Discuss as a family:
- How do you interpret these teachings from Jewish tradition? How do you think this lesson from RBG’s mother has served her well in her career?
- When have you “held your tongue” — how did you do it? What was the result? When have you allowed yourself to get angry — what did you do or say? What was the result?
- How might you help the practice of not reacting with anger become a habit?
UNLIKELY FRIENDSHIP
Much has been made of the unlikely friendship between Justices RBG and Antonin Scalia, and rightfully so — they were ideologically opposed in so many ways, yet truly enjoyed one another’s company and shared a deep, abiding, mutual respect.
- Take a look at the archetypal “odd couple” of Jewish history: Hillel and Shammai. In almost all cases, they were on opposite sides of an issue. Yet, tradition tells us there was abiding respect, and the rulings of both are preserved because “each has its time and place.” The children’s book, The Shema in the Mezuzah: Listening to Each Other, is a great teaching about one of their disputes.
DISSENT
Can’t make it to the movie? Or want to continue to learn about RBG? Read I Dissent: Ruth Bader Ginsburg Makes Her Mark. (If you’re signed up for PJLibrary — and if you have children you should be signed up for PJLibrary!; you can do so here — then you most likely received this book last year.) Read the book as a family, but then also…

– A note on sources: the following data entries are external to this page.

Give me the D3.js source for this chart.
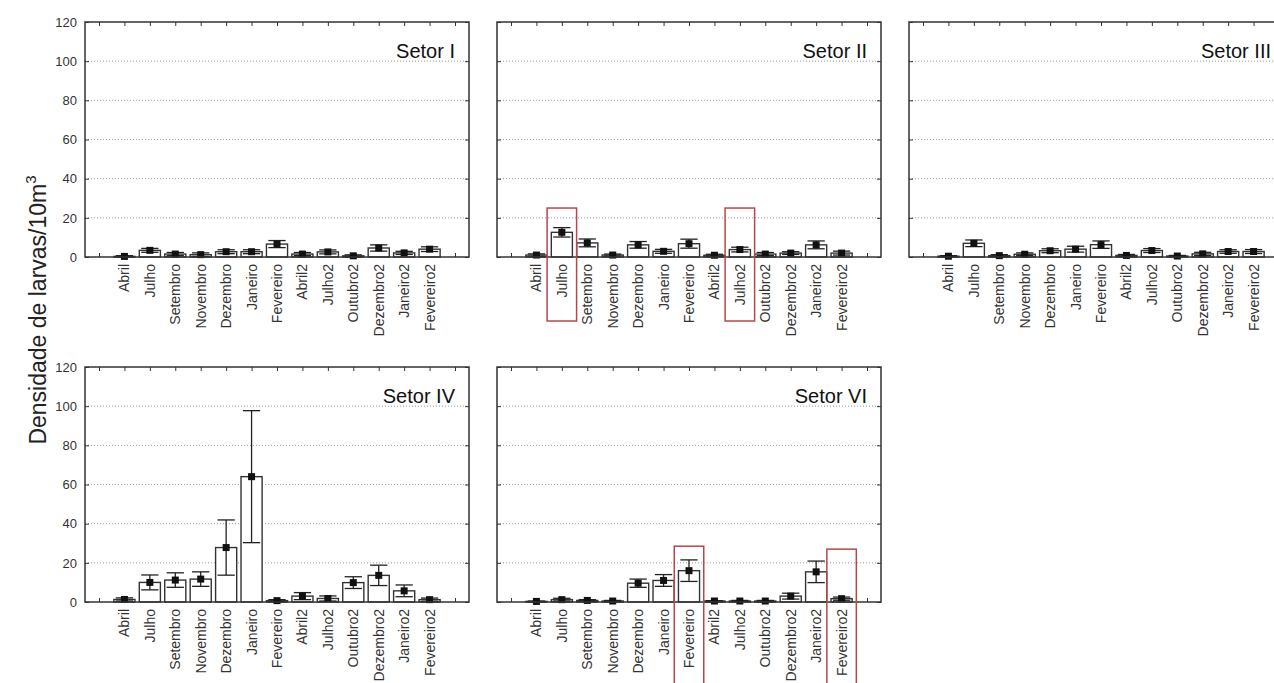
<!DOCTYPE html>
<html>

<head>
  <title>Densidade de larvas</title>
  <script src="https://cdn.jsdelivr.net/npm/d3@7"></script>
  <style>
    body { margin: 0; background: #fff; }
    text { font-family: "Liberation Sans", Arial, sans-serif; }
  </style>
</head>

<body>
  <svg width="1274" height="683" id="mainsvg"></svg>
  <script>
    // months sampled (second campaign suffixed with 2)
    const categories = ['Abril', 'Julho', 'Setembro', 'Novembro', 'Dezembro', 'Janeiro', 'Fevereiro',
      'Abril2', 'Julho2', 'Outubro2', 'Dezembro2', 'Janeiro2', 'Fevereiro2'];
    const sectors = ['Setor I', 'Setor II', 'Setor III', 'Setor IV', 'Setor VI'];

    // mean density and error (half length of the bar) per sector
    const meanI = [0.3, 3.4, 1.5, 1.2, 2.7, 2.7, 6.6, 1.5, 2.6, 0.6, 4.6, 2.1, 4.0];
    const errI = [0.4, 1.0, 0.8, 0.9, 1.0, 1.0, 1.8, 0.8, 1.0, 0.5, 1.6, 0.8, 1.2];
    const meanII = [1.0, 12.6, 7.2, 1.0, 6.2, 2.9, 6.8, 0.9, 3.8, 1.5, 2.0, 6.2, 2.0];
    const errII = [0.6, 2.4, 2.0, 0.5, 1.7, 1.0, 2.3, 0.5, 1.2, 0.8, 0.7, 2.0, 1.0];
    const meanIII = [0.4, 7.0, 0.7, 1.4, 3.2, 4.0, 6.3, 0.8, 3.3, 0.5, 1.6, 2.8, 2.8];
    const errIII = [0.3, 1.7, 0.5, 0.7, 1.0, 1.5, 1.9, 0.5, 1.0, 0.3, 0.8, 0.9, 1.0];
    const meanIV = [1.3, 10.0, 11.2, 11.7, 27.8, 64.0, 0.7, 3.0, 1.8, 9.9, 13.6, 5.7, 1.2];
    const errIV = [0.8, 3.8, 3.7, 3.7, 14.1, 33.7, 0.5, 1.8, 1.3, 3.0, 5.2, 3.0, 0.8];
    const meanVI = [0.3, 1.2, 0.8, 0.5, 9.6, 11.0, 16.0, 0.5, 0.5, 0.5, 3.0, 15.4, 1.7];
    const errVI = [0.2, 0.7, 0.4, 0.3, 2.1, 3.0, 5.5, 0.2, 0.3, 0.3, 1.5, 5.5, 0.8];

    const yTicks = [0, 20, 40, 60, 80, 100, 120];

    // red boxes drawn over the figure (sector, month, box top in y units)
    const highlights = [
      ['Setor II', 'Julho', 25],
      ['Setor II', 'Julho2', 25],
      ['Setor VI', 'Fevereiro', 28.5],
      ['Setor VI', 'Fevereiro2', 27]
    ];

    const means = [meanI, meanII, meanIII, meanIV, meanVI];
    const errs = [errI, errII, errIII, errIV, errVI];

    const svg = d3.select('#mainsvg');
    const W = +svg.attr('width');
    const pw = 384, ph = 235;
    const origins = [[85, 22], [497, 22], [909, 22], [85, 367], [497, 367]];

    const x = d3.scaleLinear().domain([-0.55, 14.55]).range([0, pw]);
    const y = d3.scaleLinear().domain([0, 120]).range([ph, 0]);
    const xPos = c => x(categories.indexOf(c) + 1);
    const unit = x(1) - x(0);

    sectors.forEach((name, si) => {
      const [ox, oy] = origins[si];
      const g = svg.append('g').attr('transform', `translate(${ox},${oy})`);
      const data = categories.map((c, i) => ({ c, m: means[si][i], e: errs[si][i] }));

      // dotted grid
      g.selectAll('.grid').data(yTicks.filter(t => t > 0 && t < 120)).join('line')
        .attr('x1', 0).attr('x2', pw).attr('y1', d => y(d)).attr('y2', d => y(d))
        .attr('stroke', '#9a9a9a').attr('stroke-width', 1).attr('stroke-dasharray', '1,2');

      // left axis, ticks point inside
      const ya = g.append('g').call(d3.axisLeft(y).tickValues(yTicks).tickSize(-4).tickPadding(8));
      ya.select('.domain').remove();
      ya.selectAll('line').attr('stroke', '#333');
      ya.selectAll('text').attr('font-size', 13).attr('fill', '#333')
        .attr('font-family', '"Liberation Sans", Arial, sans-serif');
      if (si !== 0 && si !== 3) ya.selectAll('text').remove();

      const ra = g.append('g').attr('transform', `translate(${pw},0)`)
        .call(d3.axisRight(y).tickValues(yTicks).tickSize(-4).tickFormat(''));
      ra.select('.domain').remove();
      ra.selectAll('line').attr('stroke', '#333');

      const ticks = d3.range(0, 15);
      const ta = g.append('g').call(d3.axisTop(x).tickValues(ticks).tickSize(-4).tickFormat(''));
      ta.select('.domain').remove();
      ta.selectAll('line').attr('stroke', '#333');
      const ba = g.append('g').attr('transform', `translate(0,${ph})`)
        .call(d3.axisBottom(x).tickValues(ticks).tickSize(-4).tickFormat(''));
      ba.select('.domain').remove();
      ba.selectAll('line').attr('stroke', '#333');

      // bars
      const bw = unit * 0.83;
      g.selectAll('.bar').data(data).join('rect')
        .attr('class', 'bar')
        .attr('x', d => xPos(d.c) - bw / 2).attr('width', bw)
        .attr('y', d => y(d.m)).attr('height', d => ph - y(d.m))
        .attr('fill', '#fff').attr('stroke', '#333').attr('stroke-width', 1.4);

      // error bars
      const cw = unit * 0.68;
      const eb = g.selectAll('.err').data(data).join('g').attr('class', 'err')
        .attr('stroke', '#222').attr('stroke-width', 1.3);
      eb.append('line').attr('x1', d => xPos(d.c)).attr('x2', d => xPos(d.c))
        .attr('y1', d => y(Math.max(0, d.m - d.e))).attr('y2', d => y(d.m + d.e));
      eb.append('line').attr('x1', d => xPos(d.c) - cw / 2).attr('x2', d => xPos(d.c) + cw / 2)
        .attr('y1', d => y(d.m + d.e)).attr('y2', d => y(d.m + d.e));
      eb.append('line').attr('x1', d => xPos(d.c) - cw / 2).attr('x2', d => xPos(d.c) + cw / 2)
        .attr('y1', d => y(Math.max(0, d.m - d.e))).attr('y2', d => y(Math.max(0, d.m - d.e)));

      // mean markers
      g.selectAll('.mk').data(data).join('rect')
        .attr('x', d => xPos(d.c) - 3.5).attr('y', d => y(d.m) - 3.5)
        .attr('width', 7).attr('height', 7).attr('fill', '#111');

      // frame
      g.append('rect').attr('width', pw).attr('height', ph)
        .attr('fill', 'none').attr('stroke', '#333').attr('stroke-width', 1.5);

      // month labels
      g.append('g')
        .selectAll('text').data(categories).join('text')
        .attr('transform', d => `translate(${xPos(d) + 5},${ph + 7}) rotate(-90)`)
        .attr('text-anchor', 'end')
        .attr('font-size', 14).attr('fill', '#333')
        .text(d => d);

      // sector title, kept inside the page for the clipped third panel
      g.append('text').attr('x', Math.min(pw - 14, W - 3 - ox)).attr('y', 36)
        .attr('text-anchor', 'end').attr('font-size', 20).attr('fill', '#111')
        .text(name);

      highlights.filter(h => h[0] === name).forEach(h => {
        g.append('rect')
          .attr('x', xPos(h[1]) - unit * 0.58).attr('width', unit * 1.16)
          .attr('y', y(h[2])).attr('height', ph - y(h[2]) + (si < 3 ? 64 : 90))
          .attr('fill', 'none').attr('stroke', '#b9464a').attr('stroke-width', 1.5);
      });
    });

    // shared y title
    const yt = svg.append('text')
      .attr('transform', 'translate(46,310) rotate(-90)')
      .attr('text-anchor', 'middle').attr('font-size', 23).attr('fill', '#222');
    yt.append('tspan').text('Densidade de larvas/10m');
    yt.append('tspan').attr('font-size', 15).attr('dy', -10).text('3');
  </script>
</body>

</html>
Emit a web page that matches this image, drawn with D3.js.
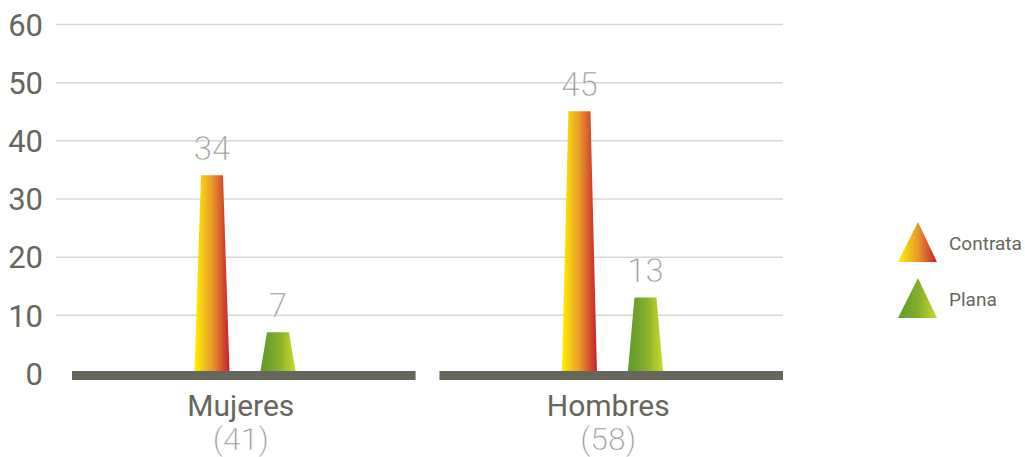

- Keep the book somewhere where you’ll remember to read it the next time you’re the Parent Reader in your child’s class!
- Check out this curriculum guide put together by the ADL when I Dissent was selected as their Book of the Month.
MAKING IT PERSONAL
At a couple of points during the film, my son leaned over and, noting the date of a particular court case, realized it was the year I was born or the year his dad was born. (Let the record show the latter is waaaaaay before the former.) But in those moments what seemed like ancient history — women couldn’t attend a public college? women in the military didn’t get the same benefits as men? — became as recent and as real as it is.
- Make a timeline of the significant cases in RBG’s career AND make a timeline of your own family members, and see where the two overlap. Interview some of your family members who were adults when RBG was fighting cases against sex discrimination before the Supreme Court. What do they remember about that time period?
- We also loved hearing RBG’s granddaughter call her grandmother Bubbe. Superheroes can be Bubbes and Bubbes can be superheros — superheroines — too. What special accomplishments have some of the women you know and love achieved? Ask them what they’re most proud of. Ask them about some of the challenges they’ve faced and how they’ve overcome them.